White House Press Secretary Jay Carney said the Obama administration “believes very strongly that taxpayers deserve to know” how special interests spend money in politics. Mr. Carney said taxpayers want to know “how they’re spending their money, and how … they’re spending in terms of political campaigns.”
Mr. Obama’s solution: force corporations seeking government grants and contracts to publicly disclose their political contributions.
That’s a Chicago ward heeler’s solution to a problem that doesn’t exist.
Some background: Remember how the activist left went bonkers last year when the Supreme Court affirmed the common-sense principle that corporations, like individuals, have free-speech rights?
In a ringing endorsement of the Bill of Rights, the court ruled that the McCain-Feingold campaign finance law’s ban on independent corporate and union expenditures for a political candidate or campaign was unconstitutional.
Writing for the majority, Justice Anthony M. Kennedy reminded Americans that corporations are merely aggregations of shareholding individuals. “If the First Amendment has any force, it prohibits Congress from fining or jailing citizens, or associations of citizens, for simply engaging in political speech,” he wrote. Specifically, the court struck down provisions of McCain-Feingold that prohibited the broadcast of any “electioneering communications” on television within 30 days of a primary election.
Justice Kennedy’s simple restatement of the nation’s founding principles enraged activists, who opposed spending money on politics with which they happened to disagree.
In a startling breach of decorum, President Obama scolded the assembled high-court justices during his 2010 State of the Union Address. Mr. Obama claimed that the court’s ruling in Citizens United v. FEC had “reversed a century of law to open the floodgates for special interests - including foreign corporations - to spend without limit in our elections.”
The part about foreign corporations was untrue - Justice Samuel Anthony Alito Jr. said so - but to correct this imaginary problem of too much political spending by the wrong folks, the White House is circulating a draft executive order that would force all corporations that seek government grants and contracts to disclose their political contributions. This presidential decree would cover both for-profit and nonprofit corporations, including labor unions.

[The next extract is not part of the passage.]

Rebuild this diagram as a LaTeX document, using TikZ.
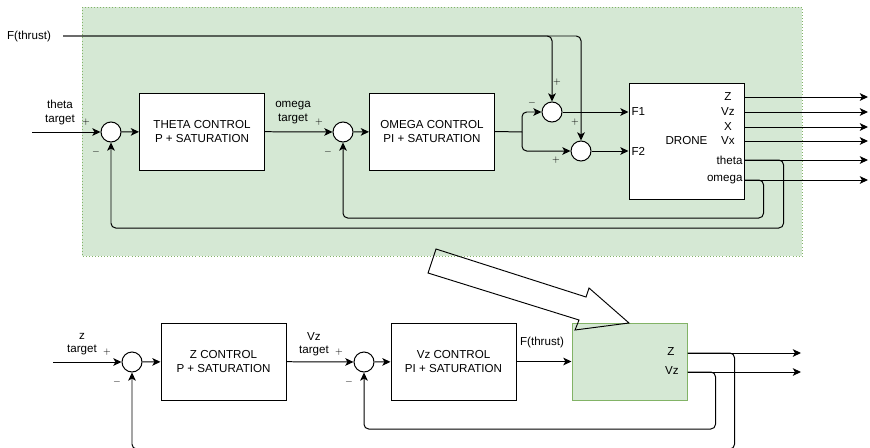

The Obama administration argues that the order would protect the public from influence peddling and bring transparency and accountability to the contracting system. In reality it would do no such thing.
As Michael Marinaccio writes in the September issue of Capital Research Center’s Foundation Watch newsletter, this order would politicize and bureaucratize the federal procurement process like never before. Public disclosure of contributions could allow politicians to reward their corporate supporters and punish their enemies, he writes.
Not mentioned is the enormous amount of red tape the order’s reporting requirements and timetables will create. The language of the proposed executive order states that “all disclosed data shall be made publicly available in a centralized, searchable, sortable, downloadable and machine-readable format on data.gov as soon as practicable upon submission.” This requirement to have the federal government centralize reports on corporate and perhaps individual political spending data is certain to chill if not freeze political free speech.
Moreover, the Obama draft order delegates to an obscure and unelected government body the power to decide what types of contributions should be considered “political” and therefore be disclosed. How can such an order be constitutional?
Former Federal Election Commission (FEC) Chairman Brad Smith, founder of the Center for Competitive Politics, says mandating the public disclosure of contributions is sure to be abused. “It’s going to make [people] more cynical about government, and it’s going to open up new opportunities for political abuse of the contracting process.”
Last April, when the order was disclosed, 27 Republican senators wrote to the president arguing that instead of achieving “the goal of keeping politics out of the contracting process, the draft [order] would make political considerations a part of every federal contract offer.”
Critics note that the draft executive order actually does very little to expose special-interest influence. Instead, it gives power to bureaucrats to decide who is subject to the order and what spending should be considered “political.”
Former Justice Department official John Yoo and attorney David Marston of the American Enterprise Institute suggest the administration is trying to overturn the Supreme Court’s decision with “Chicago-style politics.”
The Obama order, they said, is an “unprecedented assault on the First Amendment political speech rights of Americans - thinly masked as ‘accountability,’ ‘disclosure,’ or ‘transparency.’ “
The Obama administration’s attempt to draft an executive order requiring the disclosure of political contributions by corporations seeking government contracts and grants is a backdoor attack on the First Amendment. And it’s the latest tactic in the left’s ongoing struggle to impose government control over the business community.
Terrence Scanlon is president of Capital Research Center.